Figurativ und leidenschaftlich: Ein frischer Blick auf die Kunst der DDR
Aber eben nur fast. „Leidenschaftlich figurativ“ heißt die Ausstellung ja, und das kecke „figurativ“ macht gleich eine gedankliche Opposition auf: nämlich zur Abwertung, fast Verbannung des Figurativen aus der Westkunst im Kalten Krieg und die Vorherrschaft der Abstraktion. So wie die von der CIA gefördert wurde, so verpflichtete der real existierende Sozialismus seine Künstler auf sozialistischen Realismus – wobei die Abweichung im Zweifelsfall einen hohen Preis kosten konnte. „Formalismus“ lautete das Verdikt, das selbst den späteren Staatsmaler Willi Sitte und sein deutlich an Picassos „Guernica“ angelehntes Gemälde über das Wehrmachts-Massaker von Lidice empfindlich traf.

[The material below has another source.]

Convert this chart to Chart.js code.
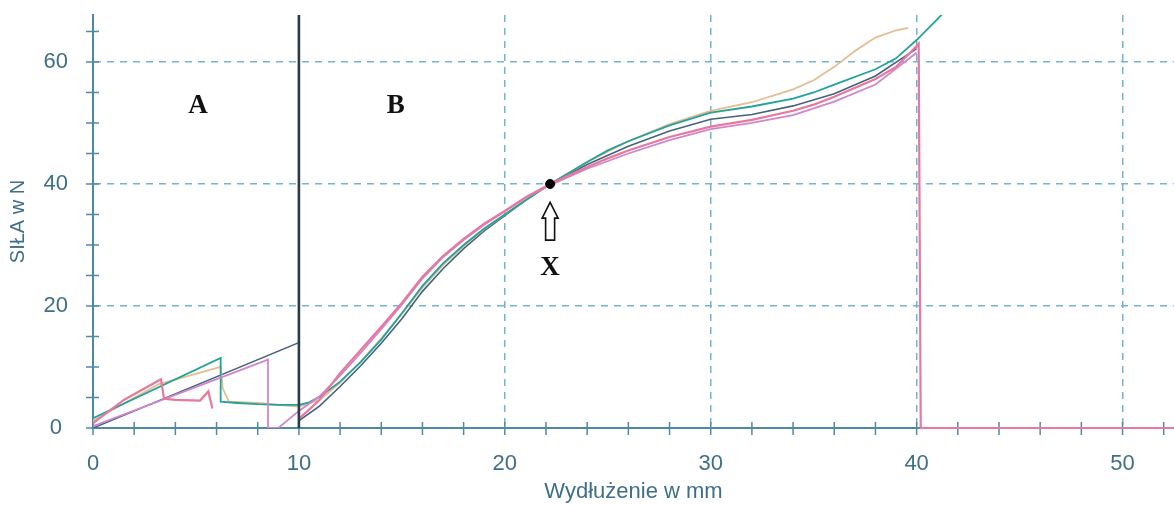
<!DOCTYPE html>
<html><head><meta charset="utf-8">
<script src="https://cdn.jsdelivr.net/npm/chart.js@4.4.1/dist/chart.umd.min.js"></script>
<style>html,body{margin:0;padding:0;background:#fff}#wrap{width:1174px;height:505px}</style>
</head><body><div id="wrap"><canvas id="c" width="1174" height="505"></canvas></div>
<script>
// ---- axis ranges / tick labels ----
const X_MIN = 0, X_MAX = 52.5, Y_MIN = 0, Y_MAX = 67.7;
const xTickStep = 2, yTickStep = 5;
const xLabelEvery = 10, yLabelEvery = 20;
const xAxisTitle = 'Wydłużenie w mm';
const yAxisTitle = 'SIŁA w N';

// ---- series (x in mm, y in N) ----
const tealX = [0,6.2,6.2,7,8,9,10,10.5,11,12,13,14,15,16,17,18,19,20,21,22.2,24,25,26,28,30,32,34,35,36,38,39,40,41,42];
const tealY = [1.6,11.5,4.3,4.1,3.9,3.8,3.8,4.2,5.1,7.6,10.8,14.5,18.8,23.3,27,30,32.7,35,37.3,40,43.6,45.5,47,49.6,51.7,52.7,54,55,56.3,58.8,60.6,63.6,67,70.5];

const slateX = [0,10,10,11,12,13,14,15,16,17,18,19,20,21,22.2,24,26,28,30,32,34,36,38,40];
const slateY = [0,14,1.2,3.6,6.8,10.2,13.9,17.9,22.4,26.1,29.4,32.3,34.8,37.3,40,43.2,46.2,48.7,50.6,51.4,52.8,54.8,57.7,62.2];

const tanX = [0,3.2,6.2,6.3,6.6,8,10,11,12,13,14,15,16,17,18,19,20,21,22.2,24,26,28,30,32,34,35,36,37,38,39,39.6];
const tanY = [1.2,7.2,10,6.5,4.3,4.1,3.5,4.6,7.4,10.9,14.7,18.7,23,26.7,29.8,32.6,35,37.4,40,43.6,47,49.8,52,53.4,55.5,57,59.2,61.8,64,65.2,65.6];

const pinkX = [0,1.5,3.3,3.45,4,5.2,5.6,5.8,5.9,10,11,12,13,14,15,16,17,18,19,20,21,22.2,24,25,26,28,30,32,34,35,36,38,39,40,40.1,40.2,52.5];
const pinkY = [0.8,4.6,8,4.8,4.6,4.5,6,3.2,null,1.5,4.6,9,12.8,16.6,20.5,24.8,28.2,31,33.5,35.6,37.8,40,42.8,44.2,45.5,47.7,49.4,50.5,52,53,54.3,57.2,59.2,62.6,63,0,0];

const magentaX = [0,8.5,8.5,9,10,11,12,13,14,15,16,17,18,19,20,21,22.2,24,26,28,30,32,34,36,38,40];
const magentaY = [0.3,11.2,0,0,2.8,5.2,8.6,12.3,16.2,20.2,24.5,28,30.8,33.3,35.5,37.7,39.8,42.5,45,47.2,49,50,51.3,53.5,56.3,61.5];

// boundary between zones A and B
const boundaryX = [10,10];
const boundaryY = [Y_MIN, Y_MAX];

// marked point X
const dotX = [22.2];
const dotY = [40];

// text annotations (data coordinates)
const annLabels = ['A','B','X'];
const annX = [5.1, 14.7, 22.2];
const annY = [52.8, 52.8, 26.2];
// arrow under point X: tip, head base, shaft bottom (N)
const arrowX = 22.2, arrowTipY = 37.0, arrowHeadY = 34.4, arrowBaseY = 30.8;

const mk = (xs, ys) => xs.map((x, i) => ({x: x, y: ys[i]}));
const line = (label, xs, ys, color, order, w) => ({
  label, data: mk(xs, ys), showLine: true, borderColor: color, backgroundColor: color,
  borderWidth: w || 1.8, pointRadius: 0, tension: 0, spanGaps: false, order
});

const AXIS = '#4f8aa5';
const TXT = '#3f6f88';
const GRID = '#72b3d6';

const crossTicks = {
  id: 'crossTicks',
  beforeDatasetsDraw(chart) {
    const ctx = chart.ctx, xs = chart.scales.x, ys = chart.scales.y;
    ctx.save();
    ctx.strokeStyle = AXIS; ctx.lineWidth = 1.5;
    xs.ticks.forEach(t => {
      const p = xs.getPixelForValue(t.value);
      ctx.beginPath(); ctx.moveTo(p, ys.bottom - 6); ctx.lineTo(p, ys.bottom + 7); ctx.stroke();
    });
    ys.ticks.forEach(t => {
      const p = ys.getPixelForValue(t.value);
      ctx.beginPath(); ctx.moveTo(xs.left - 7, p); ctx.lineTo(xs.left + 6, p); ctx.stroke();
    });
    ctx.restore();
  }
};

const annotations = {
  id: 'annotations',
  afterDatasetsDraw(chart) {
    const ctx = chart.ctx, xs = chart.scales.x, ys = chart.scales.y;
    ctx.save();
    ctx.fillStyle = '#111';
    ctx.font = 'bold 27px "Liberation Serif", "DejaVu Serif", serif';
    ctx.textAlign = 'center'; ctx.textBaseline = 'middle';
    annLabels.forEach((t, i) => ctx.fillText(t, xs.getPixelForValue(annX[i]), ys.getPixelForValue(annY[i])));
    // hollow arrow
    const cx = xs.getPixelForValue(arrowX);
    const ty = ys.getPixelForValue(arrowTipY), hy = ys.getPixelForValue(arrowHeadY), by = ys.getPixelForValue(arrowBaseY);
    ctx.beginPath();
    ctx.moveTo(cx, ty);
    ctx.lineTo(cx + 8, hy); ctx.lineTo(cx + 4.5, hy); ctx.lineTo(cx + 4.5, by);
    ctx.lineTo(cx - 4.5, by); ctx.lineTo(cx - 4.5, hy); ctx.lineTo(cx - 8, hy);
    ctx.closePath();
    ctx.fillStyle = '#fff'; ctx.fill();
    ctx.strokeStyle = '#111'; ctx.lineWidth = 1.6; ctx.stroke();
    ctx.restore();
  }
};

const pinkSet = line('próbka 1', pinkX, pinkY, '#e8789c', 2, 2.2);
pinkSet.clip = {left: 0, top: 0, right: 0, bottom: 3};

new Chart(document.getElementById('c'), {
  type: 'scatter',
  data: {
    datasets: [
      {label: 'X', data: mk(dotX, dotY), showLine: false, pointRadius: 4.5, pointHoverRadius: 4.5, pointBackgroundColor: '#000', pointBorderColor: '#000', order: 0},
      line('granica', boundaryX, boundaryY, '#2b3a4a', 1, 2.6),
      pinkSet,
      line('próbka 2', magentaX, magentaY, '#cf86cf', 3),
      line('próbka 3', tealX, tealY, '#22a39a', 4),
      line('próbka 4', tanX, tanY, '#e6bc90', 5),
      line('próbka 5', slateX, slateY, '#45627f', 6, 1.6)
    ]
  },
  options: {
    responsive: false, animation: false, devicePixelRatio: 1,
    layout: {autoPadding: false, padding: {top: 15, left: 0, right: 0, bottom: 0}},
    plugins: {legend: {display: false}, tooltip: {enabled: false}},
    scales: {
      x: {
        type: 'linear', min: X_MIN, max: X_MAX,
        afterFit: s => { s.height = 77; s.paddingLeft = 0; s.paddingRight = 0; },
        ticks: {
          stepSize: xTickStep, autoSkip: false, maxRotation: 0, includeBounds: false,
          callback: v => (v % xLabelEvery === 0 ? String(v) : ''),
          font: {family: 'Liberation Sans, Arial, sans-serif', size: 22}, color: TXT, padding: 23
        },
        grid: {
          drawTicks: false, lineWidth: 1.5,
          color: c => (c.tick && c.tick.value % xLabelEvery === 0 && c.tick.value !== 0 && c.tick.value !== 10) ? GRID : 'rgba(0,0,0,0)'
        },
        border: {display: true, color: AXIS, width: 2, dash: [7, 6]},
        title: {display: true, text: xAxisTitle, color: TXT, font: {family: 'Liberation Sans, Arial, sans-serif', size: 22}, padding: {top: 0, bottom: 0}}
      },
      y: {
        type: 'linear', min: Y_MIN, max: Y_MAX,
        afterFit: s => { s.width = 93; s.paddingTop = 0; s.paddingBottom = 0; },
        ticks: {
          stepSize: yTickStep, autoSkip: false, includeBounds: false, crossAlign: 'center',
          callback: v => (v % yLabelEvery === 0 ? String(v) : ''),
          font: {family: 'Liberation Sans, Arial, sans-serif', size: 22}, color: TXT, padding: 25
        },
        grid: {
          drawTicks: false, lineWidth: 1.5,
          color: c => (c.tick && c.tick.value % yLabelEvery === 0 && c.tick.value !== 0) ? GRID : 'rgba(0,0,0,0)'
        },
        border: {display: true, color: AXIS, width: 2, dash: [7, 6]},
        title: {display: true, text: yAxisTitle, color: TXT, font: {family: 'Liberation Sans, Arial, sans-serif', size: 20}, padding: {top: 6, bottom: 0}}
      }
    }
  },
  plugins: [crossTicks, annotations]
});
</script>
</body></html>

Die Ausstellung in Aschaffenburg zeigt Ausschnitte der Sammlung, die der Frankfurter Industrielle Fritz P. Mayer seit 1994 zusammengetragen hat. Mit Wolfgang Mattheuer, Werner Tübke, Bernhard Heisig, Johannes Grützke, Willi Sitte oder Michael Triegel sind die ganz großen Namen der DDR-Kunst vertreten, zum Teil mit zentralen Werken und auch solchen, die nach dem Mauerfall entstanden. Für mich sind aber auch Entdeckungen dabei, wie der schon erwähnte Johannes Rochhausen, der einer der Jüngsten hier ist, oder Arno Rink, an dessen strahlendem Gelb in dieser „Italienischen Straßenszene“ ich mich kaum satt sehen kann …
Einem kritiklos heroischen sozialistischen Menschenbild entspricht kaum eins der Bilder dieser Ausstellung.
Vorherrschend ist vielmehr ein Eindruck der Entfremdung. Figuren, die in der Luft schweben, wurzellos, oder sich in einer Art Tretrad abmühen. Freude, die etwas Verordnetes ausstrahlt. Ausgemergelte Körper, explodierende Köpfe, graue Gesichtslose, Kriegsversehrte, Rufer in der Wüste. Frauen übrigens finden sich weder unter den Künstlern noch in nennenswerter Zahl auf den Bildern dargestellt. Eine Ausnahme ist Wolfgang Mattheuers an Delacroix‘ „Freiheit auf den Barrikaden“ angelehnte Liberté in der Serie „Hinter den sieben Bergen“ – luftballonleichte und -empfindliche Traumbilder einer besseren Zukunft.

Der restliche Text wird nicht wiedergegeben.